## What you should do
Every line below is to be copied exactly, with the pictures left out.

## Dataset content
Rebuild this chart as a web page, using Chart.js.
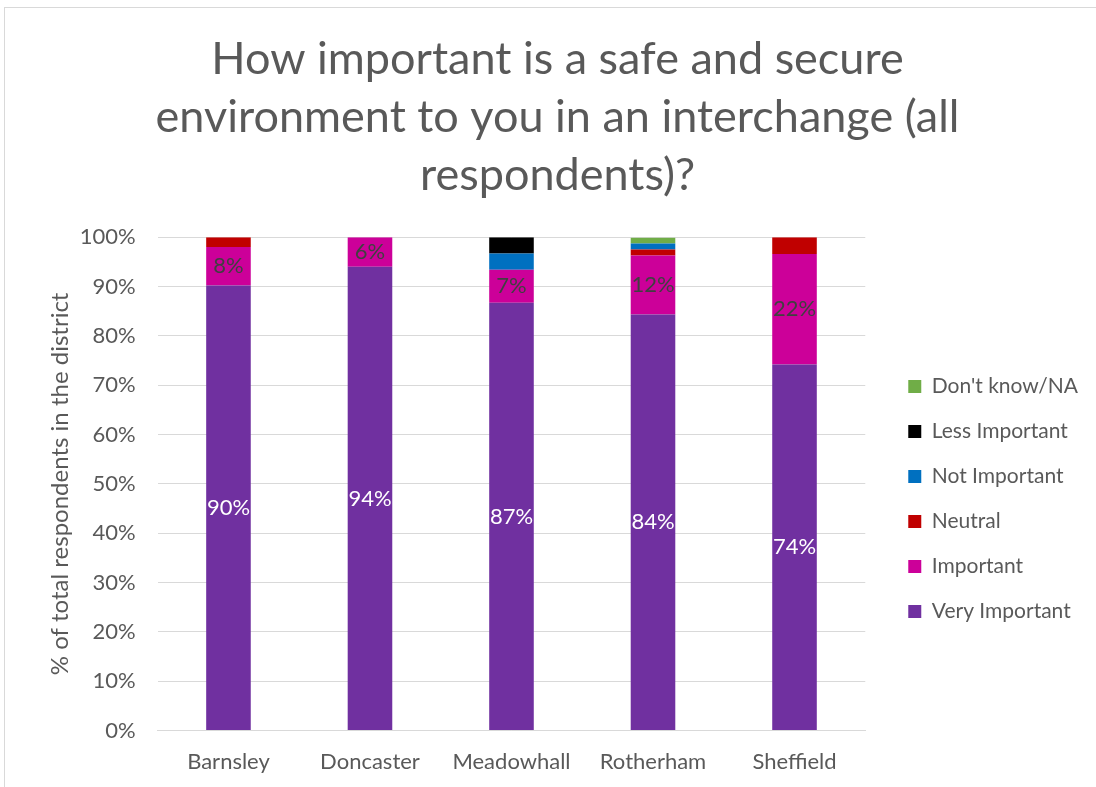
<!DOCTYPE html>
<html>
<head>
<meta charset="utf-8">
<script src="https://cdn.jsdelivr.net/npm/chart.js@4.4.1/dist/chart.umd.min.js"></script>
<style>
  html, body { margin: 0; padding: 0; background: #fff; }
  #wrap { position: relative; width: 1096px; height: 787px; overflow: hidden; }
  #frame { position: absolute; left: 4px; top: 7px; width: 1200px; height: 900px; border: 1px solid #d9d9d9; }
  canvas { position: absolute; left: 0; top: 0; }
</style>
</head>
<body>
<div id="wrap">
  <div id="frame"></div>
  <canvas id="chart" width="1096" height="787"></canvas>
</div>
<script>
const districts = ["Barnsley", "Doncaster", "Meadowhall", "Rotherham", "Sheffield"];

// share of respondents per answer, in %
const veryImportant = [90.2, 94.0, 86.7, 84.3, 74.2];
const important     = [7.8, 6.0, 6.7, 12.0, 22.4];
const neutral       = [2.0, 0, 0, 1.2, 3.4];
const notImportant  = [0, 0, 3.3, 1.2, 0];
const lessImportant = [0, 0, 3.3, 0, 0];
const dontKnow      = [0, 0, 0, 1.2, 0];

const yTicks = [0, 10, 20, 30, 40, 50, 60, 70, 80, 90, 100];

const textGrey = "#595959";
const fontFamily = "Lato, 'Open Sans', sans-serif";

// draws the rounded % inside the two biggest segments
const segmentLabels = {
  id: "segmentLabels",
  afterDatasetsDraw(chart) {
    const ctx = chart.ctx;
    ctx.save();
    ctx.font = "22px " + fontFamily;
    ctx.textAlign = "center";
    ctx.textBaseline = "middle";
    chart.data.datasets.forEach((ds, i) => {
      if (!ds.showLabel) return;
      const meta = chart.getDatasetMeta(i);
      meta.data.forEach((bar, j) => {
        const v = ds.data[j];
        if (!v) return;
        ctx.fillStyle = ds.labelColor;
        ctx.fillText(Math.round(v) + "%", bar.x, (bar.y + bar.base) / 2);
      });
    });
    ctx.restore();
  }
};

// push the legend a bit away from the plot and slightly lower
const legendNudge = {
  id: "legendNudge",
  afterLayout(chart) {
    const lg = chart.legend;
    if (!lg) return;
    lg.left += 19;
    lg.right += 19;
    lg.top += 15;
    lg.bottom += 15;
  }
};

const ctx = document.getElementById("chart").getContext("2d");

new Chart(ctx, {
  type: "bar",
  data: {
    labels: districts,
    datasets: [
      { label: "Very Important", data: veryImportant, backgroundColor: "#7030a0", showLabel: true, labelColor: "#ffffff" },
      { label: "Important", data: important, backgroundColor: "#cc0099", showLabel: true, labelColor: "#404040" },
      { label: "Neutral", data: neutral, backgroundColor: "#c00000" },
      { label: "Not Important", data: notImportant, backgroundColor: "#0070c0" },
      { label: "Less Important", data: lessImportant, backgroundColor: "#000000" },
      { label: "Don't know/NA", data: dontKnow, backgroundColor: "#70ad47" },
    ],
  },
  options: {
    responsive: false,
    animation: false,
    datasets: {
      bar: {
        barPercentage: 0.315,
        categoryPercentage: 1,
        borderWidth: 0,
      },
    },
    layout: {
      padding: { left: 46, right: 27, top: 0, bottom: 2 },
    },
    scales: {
      x: {
        stacked: true,
        grid: { display: false },
        border: { color: "#d9d9d9" },
        ticks: { color: textGrey, font: { family: fontFamily, size: 22 }, padding: 10 },
      },
      y: {
        stacked: true,
        min: 0,
        max: 100,
        afterBuildTicks: (axis) => {
          axis.ticks = yTicks.map((v) => ({ value: v }));
        },
        grid: { color: "#d9d9d9", drawTicks: false },
        border: { display: false },
        ticks: {
          color: textGrey,
          font: { family: fontFamily, size: 22 },
          padding: 22,
          callback: (v) => v + "%",
        },
        title: {
          display: true,
          text: "% of total respondents in the district",
          color: textGrey,
          font: { family: fontFamily, size: 24 },
          padding: { top: 0, bottom: -17 },
        },
      },
    },
    plugins: {
      title: {
        display: true,
        text: ["How important is a safe and secure", "environment to you in an interchange (all", "respondents)?"],
        color: textGrey,
        font: { family: fontFamily, size: 45, weight: "normal", lineHeight: 1.29 },
        padding: { top: 30, bottom: 33 },
      },
      legend: {
        position: "right",
        fullSize: false,
        reverse: true,
        labels: {
          color: textGrey,
          font: { family: fontFamily, size: 21 },
          boxWidth: 13,
          boxHeight: 13,
          padding: 24,
        },
      },
      tooltip: { enabled: false },
    },
  },
  plugins: [segmentLabels, legendNudge],
});
</script>
</body>
</html>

## Correct answer
Rebuild this chart as a web page, using Chart.js.
<!DOCTYPE html>
<html>
<head>
<meta charset="utf-8">
<script src="https://cdn.jsdelivr.net/npm/chart.js@4.4.1/dist/chart.umd.min.js"></script>
<style>
  html, body { margin: 0; padding: 0; background: #fff; }
  #wrap { position: relative; width: 1096px; height: 787px; overflow: hidden; }
  #frame { position: absolute; left: 4px; top: 7px; width: 1200px; height: 900px; border: 1px solid #d9d9d9; }
  canvas { position: absolute; left: 0; top: 0; }
</style>
</head>
<body>
<div id="wrap">
  <div id="frame"></div>
  <canvas id="chart" width="1096" height="787"></canvas>
</div>
<script>
const districts = ["Barnsley", "Doncaster", "Meadowhall", "Rotherham", "Sheffield"];

// share of respondents per answer, in %
const veryImportant = [90.2, 94.0, 86.7, 84.3, 74.2];
const important     = [7.8, 6.0, 6.7, 12.0, 22.4];
const neutral       = [2.0, 0, 0, 1.2, 3.4];
const notImportant  = [0, 0, 3.3, 1.2, 0];
const lessImportant = [0, 0, 3.3, 0, 0];
const dontKnow      = [0, 0, 0, 1.2, 0];

const yTicks = [0, 10, 20, 30, 40, 50, 60, 70, 80, 90, 100];

const textGrey = "#595959";
const fontFamily = "Lato, 'Open Sans', sans-serif";

// draws the rounded % inside the two biggest segments
const segmentLabels = {
  id: "segmentLabels",
  afterDatasetsDraw(chart) {
    const ctx = chart.ctx;
    ctx.save();
    ctx.font = "22px " + fontFamily;
    ctx.textAlign = "center";
    ctx.textBaseline = "middle";
    chart.data.datasets.forEach((ds, i) => {
      if (!ds.showLabel) return;
      const meta = chart.getDatasetMeta(i);
      meta.data.forEach((bar, j) => {
        const v = ds.data[j];
        if (!v) return;
        ctx.fillStyle = ds.labelColor;
        ctx.fillText(Math.round(v) + "%", bar.x, (bar.y + bar.base) / 2);
      });
    });
    ctx.restore();
  }
};

// push the legend a bit away from the plot and slightly lower
const legendNudge = {
  id: "legendNudge",
  afterLayout(chart) {
    const lg = chart.legend;
    if (!lg) return;
    lg.left += 19;
    lg.right += 19;
    lg.top += 15;
    lg.bottom += 15;
  }
};

const ctx = document.getElementById("chart").getContext("2d");

new Chart(ctx, {
  type: "bar",
  data: {
    labels: districts,
    datasets: [
      { label: "Very Important", data: veryImportant, backgroundColor: "#7030a0", showLabel: true, labelColor: "#ffffff" },
      { label: "Important", data: important, backgroundColor: "#cc0099", showLabel: true, labelColor: "#404040" },
      { label: "Neutral", data: neutral, backgroundColor: "#c00000" },
      { label: "Not Important", data: notImportant, backgroundColor: "#0070c0" },
      { label: "Less Important", data: lessImportant, backgroundColor: "#000000" },
      { label: "Don't know/NA", data: dontKnow, backgroundColor: "#70ad47" },
    ],
  },
  options: {
    responsive: false,
    animation: false,
    datasets: {
      bar: {
        barPercentage: 0.315,
        categoryPercentage: 1,
        borderWidth: 0,
      },
    },
    layout: {
      padding: { left: 46, right: 27, top: 0, bottom: 2 },
    },
    scales: {
      x: {
        stacked: true,
        grid: { display: false },
        border: { color: "#d9d9d9" },
        ticks: { color: textGrey, font: { family: fontFamily, size: 22 }, padding: 10 },
      },
      y: {
        stacked: true,
        min: 0,
        max: 100,
        afterBuildTicks: (axis) => {
          axis.ticks = yTicks.map((v) => ({ value: v }));
        },
        grid: { color: "#d9d9d9", drawTicks: false },
        border: { display: false },
        ticks: {
          color: textGrey,
          font: { family: fontFamily, size: 22 },
          padding: 22,
          callback: (v) => v + "%",
        },
        title: {
          display: true,
          text: "% of total respondents in the district",
          color: textGrey,
          font: { family: fontFamily, size: 24 },
          padding: { top: 0, bottom: -17 },
        },
      },
    },
    plugins: {
      title: {
        display: true,
        text: ["How important is a safe and secure", "environment to you in an interchange (all", "respondents)?"],
        color: textGrey,
        font: { family: fontFamily, size: 45, weight: "normal", lineHeight: 1.29 },
        padding: { top: 30, bottom: 33 },
      },
      legend: {
        position: "right",
        fullSize: false,
        reverse: true,
        labels: {
          color: textGrey,
          font: { family: fontFamily, size: 21 },
          boxWidth: 13,
          boxHeight: 13,
          padding: 24,
        },
      },
      tooltip: { enabled: false },
    },
  },
  plugins: [segmentLabels, legendNudge],
});
</script>
</body>
</html>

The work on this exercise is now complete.